The people of Cardiff however, know how to party, and sadly we just weren’t up to the challenge. We had a great night in Missoula (the music was on point, though sadly no T-Swizzle) but I headed home at 1am and still spent the following morning nursing a hangover – I have never felt so old!

I’d love to go back, I feel like the city has so much more to offer. With a car in tow next time, it would be nice to visit the lands of Brecon Beacon and climb the Pen y Fan.

The next year is going to be filled with trips to beautiful cities in the UK. There is just so much the country has to offer and yet I have explored so little of it.

Live music and markets | Cardiff Bay had some great live music on Saturday, it definitely seemed like the busiest place in the city but the atmosphere was perfect for a sunny afternoon.
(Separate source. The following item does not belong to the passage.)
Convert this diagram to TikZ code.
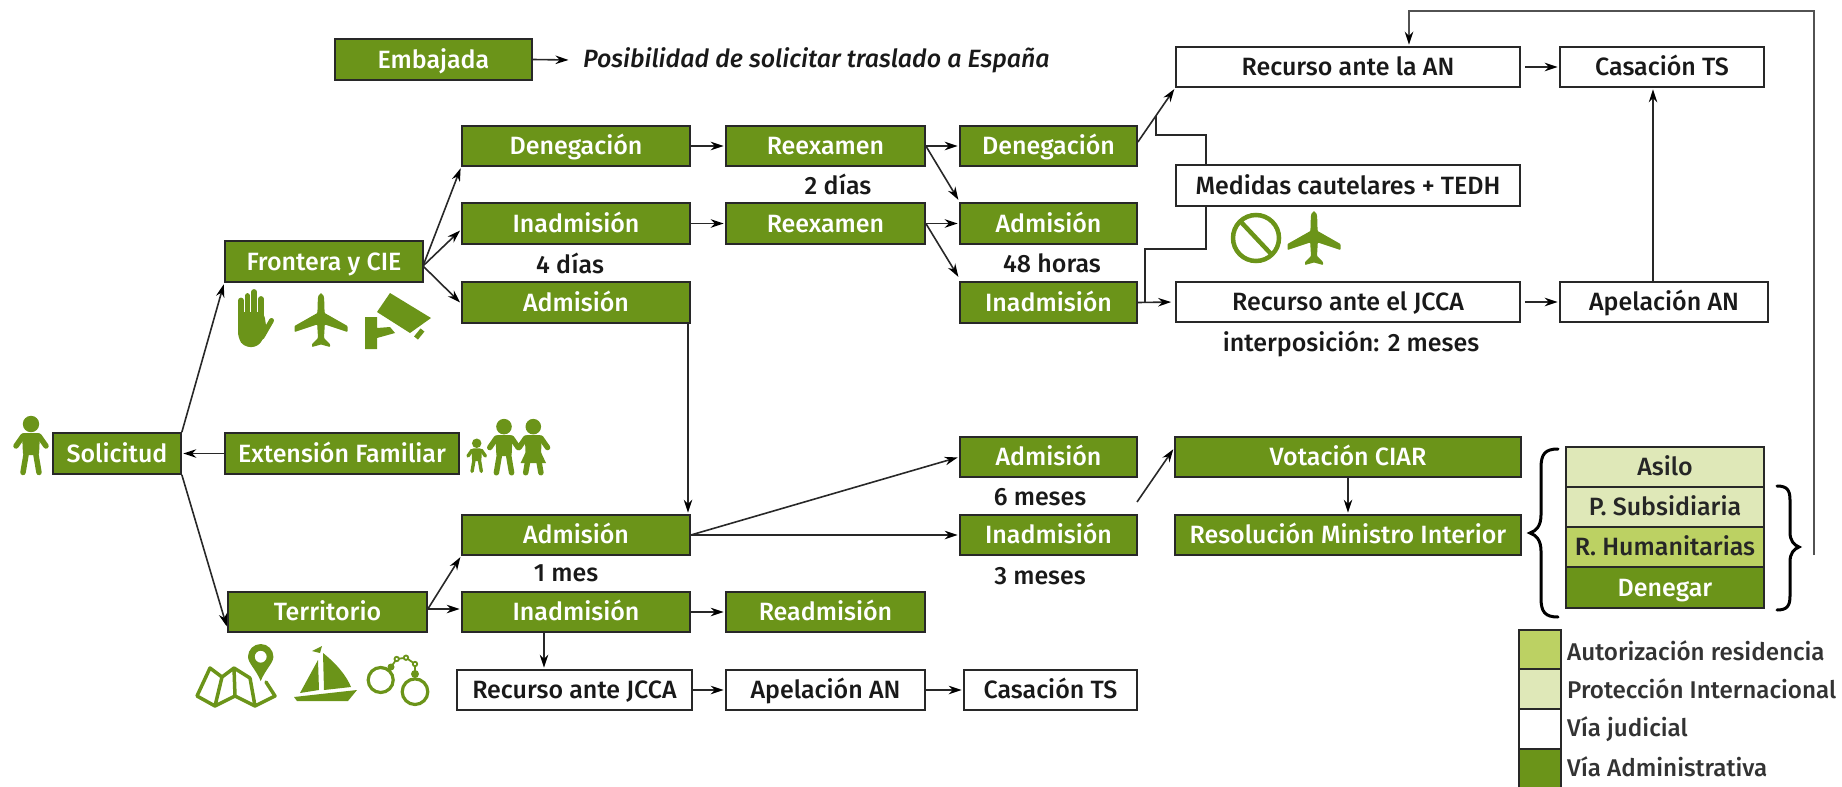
\documentclass[tikz,border=0pt]{standalone}
\usepackage{fontspec}
\setmainfont{Fira Sans}[UprightFont={* Medium},ItalicFont={* Medium Italic}]
\usetikzlibrary{arrows.meta,calc}
\definecolor{gr}{RGB}{107,148,25}
\definecolor{lg}{RGB}{223,232,184}
\definecolor{mg}{RGB}{188,209,99}
\definecolor{ln}{RGB}{40,40,40}
\newcommand{\fs}{\fontsize{25}{28}\selectfont}
\newcommand{\fl}{\fontsize{24.2}{28}\selectfont}
\def\limb{5.5pt}
\tikzset{
  base/.style={draw=ln,line width=1.7pt,inner sep=0pt,font=\fs,text height=18pt,text depth=0.5pt},
  adm/.style={base,fill=gr,text=white},
  jud/.style={base,fill=white,text=black!90},
  pint/.style={base,fill=lg,text=black!85},
  ares/.style={base,fill=mg,text=black!85},
  lab/.style={font=\fs,text=black!90},
  leg/.style={font=\fl,text=black!80,anchor=west,inner sep=0pt},
  arr/.style={line width=1.6pt,draw=ln,shorten >=1.5pt,-{Stealth[length=13pt,width=8.5pt,color=black]}},
  wire/.style={line width=1.6pt,draw=ln},
  brc/.style={line width=3pt,draw=black,line cap=round},
  iline/.style={draw=gr,line cap=round,line join=round},
  iconplane/.pic={\fill[gr,rounded corners=0.8pt] (0,0) .. controls (2,0) and (3,2) .. (3.2,6) -- (3.6,19) -- (26.5,32) -- (26.5,38) -- (3.8,30.5) -- (3,44) -- (9,50) -- (9,53) -- (0,50.5) -- (-9,53) -- (-9,50) -- (-3,44) -- (-3.8,30.5) -- (-26.5,38) -- (-26.5,32) -- (-3.6,19) -- (-3.2,6) .. controls (-3,2) and (-2,0) .. (0,0) -- cycle;},
  iconperson/.pic={
    \fill[gr] (0,-23) circle (8.2);
    \fill[gr,rounded corners=2pt] (-9,-14) -- (9,-14) -- (8,8) -- (-8,8) -- cycle;
    \draw[gr,line width=\limb,line cap=round] (-8,-11) -- (-15,-1) (8,-11) -- (15,-1) (-4.5,5) -- (-8,25.5) (4.5,5) -- (8,25.5);}
}
\newcommand{\bx}[7]{\node[#2,minimum width={(#5-#3)*1pt},minimum height={(#6-#4)*1pt}] (#1) at ({(#3+#5)/2},{(#4+#6)/2}) {#7};}
\begin{document}
\begin{tikzpicture}[x=1pt,y=-1pt]
\useasboundingbox (0,0) rectangle (1842,787);
\bx{emb}{adm}{335}{39}{532}{80}{Embajada}
\node[lab,anchor=west,inner sep=0pt,font=\fs\itshape] (pos) at (583,60) {Posibilidad de solicitar traslado a España};
\bx{deg1}{adm}{462}{126}{690}{166}{Denegación}
\bx{ree1}{adm}{726}{126}{925}{166}{Reexamen}
\bx{deg2}{adm}{960}{126}{1137}{166}{Denegación}
\bx{ina1}{adm}{462}{203}{690}{244}{Inadmisión}
\bx{ree2}{adm}{726}{203}{925}{244}{Reexamen}
\bx{adm2}{adm}{960}{203}{1137}{244}{Admisión}
\bx{adm1}{adm}{462}{282}{690}{323}{Admisión}
\bx{ina2}{adm}{960}{282}{1137}{323}{Inadmisión}
\bx{fro}{adm}{225}{241}{423}{282}{Frontera y CIE}
\bx{sol}{adm}{53}{433}{181}{474}{Solicitud}
\bx{ext}{adm}{225}{433}{459}{474}{Extensión Familiar}
\bx{ter}{adm}{228}{592}{427}{632}{Territorio}
\bx{adm3}{adm}{462}{515}{690}{555}{Admisión}
\bx{ina3}{adm}{462}{592}{690}{632}{Inadmisión}
\bx{rea}{adm}{726}{592}{925}{632}{Readmisión}
\bx{adm4}{adm}{960}{437}{1137}{477}{Admisión}
\bx{ina4}{adm}{960}{515}{1137}{555}{Inadmisión}
\bx{vot}{adm}{1175}{437}{1521}{477}{Votación CIAR}
\bx{res}{adm}{1175}{515}{1521}{555}{Resolución Ministro Interior}
\bx{ran}{jud}{1176}{47}{1520}{87}{Recurso ante la AN}
\bx{cas}{jud}{1560}{47}{1764}{87}{Casación TS}
\bx{med}{jud}{1176}{165}{1520}{206}{Medidas cautelares + TEDH}
\bx{rjc}{jud}{1176}{282}{1520}{322}{Recurso ante el JCCA}
\bx{ape}{jud}{1560}{282}{1768}{322}{Apelación AN}
\bx{rj2}{jud}{457}{670}{692}{710}{Recurso ante JCCA}
\bx{ap2}{jud}{726}{670}{925}{710}{Apelación AN}
\bx{ca2}{jud}{964}{670}{1137}{710}{Casación TS}
\bx{as}{pint}{1566}{447}{1764}{487}{Asilo}
\bx{ps}{pint}{1566}{487}{1764}{527}{P. Subsidiaria}
\bx{rh}{ares}{1566}{527}{1764}{567}{R. Humanitarias}
\bx{de}{adm}{1566}{567}{1764}{608}{Denegar}
\bx{l1}{ares}{1519}{630}{1561}{669}{}
\bx{l2}{pint}{1519}{669}{1561}{709}{}
\bx{l3}{jud}{1519}{709}{1561}{749}{}
\bx{l4}{adm}{1519}{749}{1561}{790}{}
\node[leg] (t1) at (1567,651) {Autorización residencia};
\node[leg] (t2) at (1567,689) {Protección Internacional};
\node[leg] (t3) at (1567,729) {Vía judicial};
\node[leg] (t4) at (1567,767) {Vía Administrativa};
\node[lab] (n1) at (838,184) {2 días};
\node[lab] (n2) at (570,263) {4 días};
\node[lab] (n3) at (1052,263) {48 horas};
\node[lab] (n4) at (1351,344) {interposición: 2 meses};
\node[lab] (n5) at (1040,497) {6 meses};
\node[lab] (n6) at (1040,576) {3 meses};
\node[lab] (n7) at (566,573) {1 mes};
\draw[arr] (emb.east) -- (pos.west-|570,0);
\draw[arr] (sol.north east) -- (fro.south west);
\draw[arr] (ext.west) -- (sol.east);
\draw[arr] (sol.south east) -- ([yshift=5pt]ter.south west);
\coordinate (fo) at (423,266);
\draw[arr] (fo) -- (deg1.south west);
\draw[arr] (fo) -- ([yshift=-6pt]ina1.west);
\draw[arr] (fo) -- ([yshift=-1pt]adm1.west);
\draw[arr] (deg1.east) -- (ree1.west);
\draw[arr] (ina1.east) -- (ree2.west);
\draw[arr] (ree1.east) -- (deg2.west);
\draw[arr] (ree1.east) -- ([yshift=1pt]adm2.north west);
\draw[arr] (ree2.east) -- (adm2.west);
\draw[arr] (ree2.east) -- ([yshift=3pt]ina2.north west);
\draw[arr] (adm1.south -| 688,0) -- (adm3.north -| 688,0);
\draw[arr] (adm3.east) -- (adm4.west);
\draw[arr] (adm3.east) -- (ina4.west);
\draw[arr] (ter.east) ++(0,-3) coordinate (te) -- (adm3.south west);
\draw[arr] (te) -- (ina3.west|-te);
\draw[arr] (ina3.east) -- (rea.west);
\draw[arr] (ina3.south -| 544,0) -- (rj2.north -| 544,0);
\draw[arr] (rj2.east) -- (ap2.west);
\draw[arr] (ap2.east) -- (ca2.west);
\draw[arr] ([yshift=4pt]deg2.east) -- (ran.south west);
\draw[arr] ([xshift=4pt]ran.east) -- (cas.west);
\draw[arr,shorten >=4pt] (ina2.east) -- (rjc.west);
\draw[arr] ([xshift=4pt]rjc.east) -- (ape.west);
\draw[arr] (ape.north -| 1653,0) -- (cas.south -| 1653,0);
\coordinate (vs) at (1137,502);
\draw[arr] (vs) -- ([yshift=9pt]vot.west);
\draw[arr] (vot.south -| 1348,0) -- (res.north -| 1348,0);
\coordinate (e1) at (1156,116);
\draw[wire] (e1) |- (1206,135) -- (med.north -| 1206,0);
\draw[wire] (med.south -| 1206,0) |- (1145,249) -- (1145,303);
\coordinate (e2) at (1814,555);
\draw[arr,draw=black!68,line width=2pt,line join=miter] (e2) |- (1409,11) -- (ran.north -| 1409,0);
\draw[brc] (1558,449) .. controls (1545,449) and (1541,454) .. (1541,468) -- (1541,515) .. controls (1541,526) and (1536,531) .. (1530,533) .. controls (1536,535) and (1541,540) .. (1541,551) -- (1541,598) .. controls (1541,612) and (1545,617) .. (1558,617);
\draw[brc] (1777,486) .. controls (1787,486) and (1790,490) .. (1790,500) -- (1790,532) .. controls (1790,541) and (1794,545) .. (1799,547) .. controls (1794,549) and (1790,553) .. (1790,562) -- (1790,596) .. controls (1790,606) and (1787,610) .. (1777,610);
\pic at (31,447) {iconperson};
\def\limb{3.4pt}
\pic at (476.7,456.6) [scale=0.58] {iconperson};
\def\limb{5.5pt}
\pic at (504,448.5) [scale=0.95] {iconperson};
\pic at (533.3,448.5) [scale=0.95] {iconperson};
\fill[gr] (533.3,436) -- (546,463) -- (520.6,463) -- cycle;
\pic at (321,294) {iconplane};
\pic at (1314,212) {iconplane};
\draw[iline,line width=5.8pt] (241,320) -- (241,300.5) (247.5,320) -- (247.5,296) (254.2,320) -- (254.2,292) (261,325) -- (261,299);
\fill[gr,rounded corners=6pt] (238,312) -- (264,312) -- (267,332) -- (258,347) -- (244,347) -- (238,338) -- cycle;
\draw[iline,line width=5pt] (262,337) -- (271.5,320.5);
\fill[gr] (390,293) -- (431,318) -- (410,333) -- (377,312) -- cycle;
\fill[gr] (365,317) -- (377,317) -- (377,328) -- (390,327) -- (395,333) -- (377,338) -- (377,349) -- (365,349) -- cycle;
\draw[gr,line width=5pt] (416,338) -- (422.5,330);
\draw[gr,line width=4.5pt] (1256,238) circle (23);
\draw[gr,line width=4.5pt] (1241,222) -- (1272,255);
\draw[iline,line width=3.5pt] (197,696) -- (210,668) -- (222,677) -- (234,668) -- (250,678) (197,696) -- (215,706) -- (235,696) -- (255,706) -- (275,696) -- (266,682) (215,706) -- (222,677) (235,696) -- (234,668) (255,706) -- (250,678);
\fill[white] (248,660) -- (273,660) -- (261,686) -- cycle;
\fill[gr,even odd rule] (260.7,681) .. controls (255.7,669) and (248,663) .. (248,656.7) arc (180:360:12.7) .. controls (273.4,663) and (265.7,669) .. (260.7,681) -- cycle (260.7,656.7) circle (6);
\fill[gr] (323,653) .. controls (338,665) and (347,677) .. (351,687) -- (324,690) -- cycle;
\fill[gr] (318,660) -- (300,693) -- (319,690) -- cycle;
\fill[gr] (312,651) -- (322,646) -- (320,653) -- cycle;
\fill[gr] (294,697) -- (357,690) -- (348,701) -- (297,701) -- cycle;
\draw[gr,line width=3.2pt] (380.7,680) circle (12.5) (415,691.7) circle (12.8);
\fill[gr] (391,667) circle (3.5) (415,674) circle (4);
\draw[gr,line width=1.8pt] (391,667) -- (396.7,659) -- (406,657.7) -- (415,664) -- (415,674);
\draw[gr,line width=1.8pt,fill=white] (396.7,659) circle (2.2) (406,657.7) circle (2.2) (415,664) circle (2.2);
\end{tikzpicture}
\end{document}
You can wander the markets, grab a beer and sit and people watch – my favourite past time.
Time and Beef | My favourite spot of the weekend! A burger joint where you make your own meal by ticking all the boxes. No need to feel like a fusspot for requesting a meal without specific ingredients. The price is reasonable and Steve who owns the place is the nicest guy on the planet – we told him we were from out of town and he drew us a map with a list of recommendations. The hot chocolate comes in jars and they serve breakfast. What’s not to love?
Treetop adventure golf | I’m not a fan of golf, I never normally find it fun… but this turned out to be a great way to kill a couple of hours before our bus home. I was basically playing with two professionals so it felt a little like I was a toddler on a day trip with the parents… but I like to think for a second-timer I wasn’t too terrible. N.B. There are singing toads halfway round the course…
they’re great.
Speedboat around Cardiff Bay | We did the boat blast for 15 minutes and it was great fun. I also gave the driver my GoPro and he kindly filmed our trip for me. If you don’t like water maybe give this one a miss, the girl next to me was on the verge of having a panic attack. It’s super-fast, and you will get soaked.